| Work to be completed |
Write out the listing below in full and exactly, leaving out every picture.

·····

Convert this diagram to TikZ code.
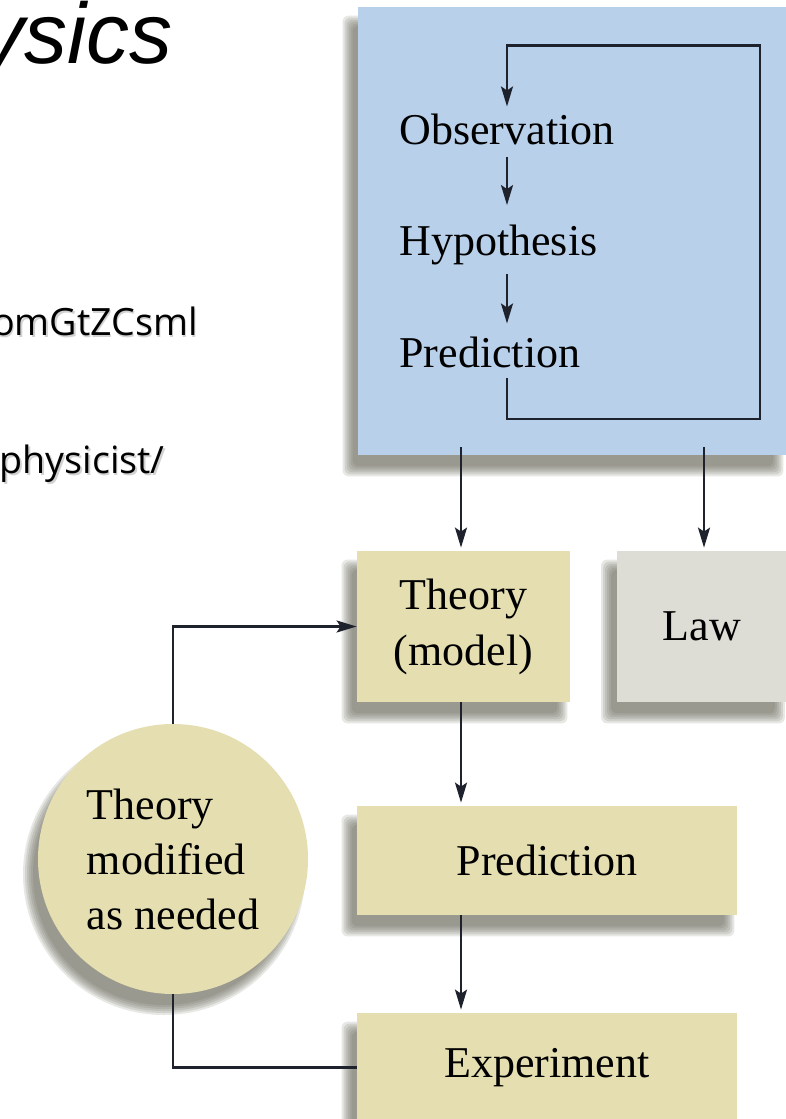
\documentclass[tikz,border=0pt]{standalone}
\usepackage{fontspec}
\setmainfont{Liberation Serif}
\newfontfamily\titlefont{Liberation Sans}
\newfontfamily\urlfont{Open Sans}
\usetikzlibrary{arrows.meta,backgrounds,calc}
\definecolor{bluebg}{RGB}{184,208,234}
\definecolor{khaki}{RGB}{228,222,176}
\definecolor{lawgray}{RGB}{221,221,213}
\definecolor{inkc}{RGB}{30,34,44}
\definecolor{shadowc}{RGB}{95,95,80}
\tikzset{
  conn/.style={draw=inkc, line width=1.1pt},
  conna/.style={conn, -{Stealth[length=10pt,width=6pt,inset=2pt]}},
  lbl/.style={inner sep=0pt, font=\fontsize{22}{28}\selectfont},
  boxnode/.style={rectangle, inner sep=0pt, align=center, font=\fontsize{22}{28}\selectfont},
  urltext/.style={anchor=base east, inner sep=0pt, font=\urlfont\fontsize{18.8}{22}\selectfont},
}
\newcommand\rectshadow[1]{%
  \foreach \e in {-4,-2,0,2,4,6}{%
    \fill[shadowc,opacity=0.15,rounded corners=3pt]
      ($(#1.south west)+(-9-\e,15+\e)$) rectangle ($(#1.north east)+(-9+\e,15-\e)$);}}
\begin{document}
\begin{tikzpicture}[x=0.5pt,y=-0.5pt]
\useasboundingbox (0,0) rectangle (786,1119);
\begin{pgfonlayer}{background}
\fill[white] (0,0) rectangle (786,1119);
\end{pgfonlayer}

% left slide fragments
\node[anchor=base east, inner sep=0pt, font=\titlefont\itshape\fontsize{43}{50}\selectfont] (title) at (173,63) {ysics};
\node[urltext, text=black!35, opacity=0.5] (u1s) at (199.5,337) {omGtZCsml};
\node[urltext] (u1) at (198,335) {omGtZCsml};
\node[urltext, text=black!35, opacity=0.5] (u2s) at (166.5,475) {physicist/};
\node[urltext] (u2) at (165,473) {physicist/};

% blue box
\node[rectangle, fill=bluebg, minimum width=214pt, minimum height=224pt, inner sep=0pt] (blue) at (572,231) {};
\node[lbl, anchor=base west] (obs) at (399,144) {Observation};
\node[lbl, anchor=base west] (hyp) at (399,255) {Hypothesis};
\node[lbl, anchor=base west] (pred1) at (399,367) {Prediction};

% lower boxes
\node[boxnode, fill=khaki, minimum width=106.5pt, minimum height=75.5pt] (theory) at (463.5,626.5) {Theory\\(model)};
\node[boxnode, fill=lawgray, minimum width=85.5pt, minimum height=75.5pt] (law) at (702,626.5) {Law};
\node[boxnode, fill=khaki, minimum width=190pt, minimum height=54.5pt] (pred2) at (547,860.5) {Prediction};
\node[boxnode, fill=khaki, minimum width=190pt, minimum height=54.5pt] (exp) at (547,1067.5) {Experiment};
\node[circle, fill=khaki, minimum size=135pt, inner sep=0pt, align=left, font=\fontsize{22}{27.5}\selectfont] (circ) at (173,859) {Theory\\modified\\as needed};

% shadows
\begin{pgfonlayer}{background}
\rectshadow{blue}
\rectshadow{theory}
\rectshadow{law}
\rectshadow{pred2}
\rectshadow{exp}
\foreach \e in {-4,-2,0,2,4,6}{%
  \fill[shadowc,opacity=0.15] ($(circ.center)+(-9,15)$) circle[radius={(135+\e)*0.5pt}];}
\end{pgfonlayer}

% connectors inside the blue box
\draw[conna] ($(pred1.south west)+(108,10)$) -- ++(0,41) -| ($(obs.north west)+(361,-67.6)$) -| ($(obs.north west)+(108,-6.6)$);
\draw[conna] ($(obs.south west)+(108,12)$) -- ($(hyp.north west)+(108,-19)$);
\draw[conna] ($(hyp.south west)+(108,9)$) -- ($(pred1.north west)+(108,-12.6)$);

% connectors below
\draw[conna] ($(blue.south -| theory.north)+(-2.5,-8)$) -- ($(theory.north)+(-2.5,-3)$);
\draw[conna] ($(blue.south -| law.north)+(2,-8)$) -- ($(law.north)+(2,-3)$);
\draw[conna] ($(theory.south)+(-2.5,0)$) -- ($(theory.south |- pred2.north)+(-2.5,-3)$);
\draw[conna] ($(pred2.south -| theory.south)+(-2.5,0)$) -- ($(exp.north -| theory.south)+(-2.5,-3)$);
\draw[conna] (circ.north) |- (theory.west);
\draw[conn] (circ.south) |- (exp.west);
\end{tikzpicture}
\end{document}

·····

| Complete output |
Convert this diagram to TikZ code.
\documentclass[tikz,border=0pt]{standalone}
\usepackage{fontspec}
\setmainfont{Liberation Serif}
\newfontfamily\titlefont{Liberation Sans}
\newfontfamily\urlfont{Open Sans}
\usetikzlibrary{arrows.meta,backgrounds,calc}
\definecolor{bluebg}{RGB}{184,208,234}
\definecolor{khaki}{RGB}{228,222,176}
\definecolor{lawgray}{RGB}{221,221,213}
\definecolor{inkc}{RGB}{30,34,44}
\definecolor{shadowc}{RGB}{95,95,80}
\tikzset{
  conn/.style={draw=inkc, line width=1.1pt},
  conna/.style={conn, -{Stealth[length=10pt,width=6pt,inset=2pt]}},
  lbl/.style={inner sep=0pt, font=\fontsize{22}{28}\selectfont},
  boxnode/.style={rectangle, inner sep=0pt, align=center, font=\fontsize{22}{28}\selectfont},
  urltext/.style={anchor=base east, inner sep=0pt, font=\urlfont\fontsize{18.8}{22}\selectfont},
}
\newcommand\rectshadow[1]{%
  \foreach \e in {-4,-2,0,2,4,6}{%
    \fill[shadowc,opacity=0.15,rounded corners=3pt]
      ($(#1.south west)+(-9-\e,15+\e)$) rectangle ($(#1.north east)+(-9+\e,15-\e)$);}}
\begin{document}
\begin{tikzpicture}[x=0.5pt,y=-0.5pt]
\useasboundingbox (0,0) rectangle (786,1119);
\begin{pgfonlayer}{background}
\fill[white] (0,0) rectangle (786,1119);
\end{pgfonlayer}

% left slide fragments
\node[anchor=base east, inner sep=0pt, font=\titlefont\itshape\fontsize{43}{50}\selectfont] (title) at (173,63) {ysics};
\node[urltext, text=black!35, opacity=0.5] (u1s) at (199.5,337) {omGtZCsml};
\node[urltext] (u1) at (198,335) {omGtZCsml};
\node[urltext, text=black!35, opacity=0.5] (u2s) at (166.5,475) {physicist/};
\node[urltext] (u2) at (165,473) {physicist/};

% blue box
\node[rectangle, fill=bluebg, minimum width=214pt, minimum height=224pt, inner sep=0pt] (blue) at (572,231) {};
\node[lbl, anchor=base west] (obs) at (399,144) {Observation};
\node[lbl, anchor=base west] (hyp) at (399,255) {Hypothesis};
\node[lbl, anchor=base west] (pred1) at (399,367) {Prediction};

% lower boxes
\node[boxnode, fill=khaki, minimum width=106.5pt, minimum height=75.5pt] (theory) at (463.5,626.5) {Theory\\(model)};
\node[boxnode, fill=lawgray, minimum width=85.5pt, minimum height=75.5pt] (law) at (702,626.5) {Law};
\node[boxnode, fill=khaki, minimum width=190pt, minimum height=54.5pt] (pred2) at (547,860.5) {Prediction};
\node[boxnode, fill=khaki, minimum width=190pt, minimum height=54.5pt] (exp) at (547,1067.5) {Experiment};
\node[circle, fill=khaki, minimum size=135pt, inner sep=0pt, align=left, font=\fontsize{22}{27.5}\selectfont] (circ) at (173,859) {Theory\\modified\\as needed};

% shadows
\begin{pgfonlayer}{background}
\rectshadow{blue}
\rectshadow{theory}
\rectshadow{law}
\rectshadow{pred2}
\rectshadow{exp}
\foreach \e in {-4,-2,0,2,4,6}{%
  \fill[shadowc,opacity=0.15] ($(circ.center)+(-9,15)$) circle[radius={(135+\e)*0.5pt}];}
\end{pgfonlayer}

% connectors inside the blue box
\draw[conna] ($(pred1.south west)+(108,10)$) -- ++(0,41) -| ($(obs.north west)+(361,-67.6)$) -| ($(obs.north west)+(108,-6.6)$);
\draw[conna] ($(obs.south west)+(108,12)$) -- ($(hyp.north west)+(108,-19)$);
\draw[conna] ($(hyp.south west)+(108,9)$) -- ($(pred1.north west)+(108,-12.6)$);

% connectors below
\draw[conna] ($(blue.south -| theory.north)+(-2.5,-8)$) -- ($(theory.north)+(-2.5,-3)$);
\draw[conna] ($(blue.south -| law.north)+(2,-8)$) -- ($(law.north)+(2,-3)$);
\draw[conna] ($(theory.south)+(-2.5,0)$) -- ($(theory.south |- pred2.north)+(-2.5,-3)$);
\draw[conna] ($(pred2.south -| theory.south)+(-2.5,0)$) -- ($(exp.north -| theory.south)+(-2.5,-3)$);
\draw[conna] (circ.north) |- (theory.west);
\draw[conn] (circ.south) |- (exp.west);
\end{tikzpicture}
\end{document}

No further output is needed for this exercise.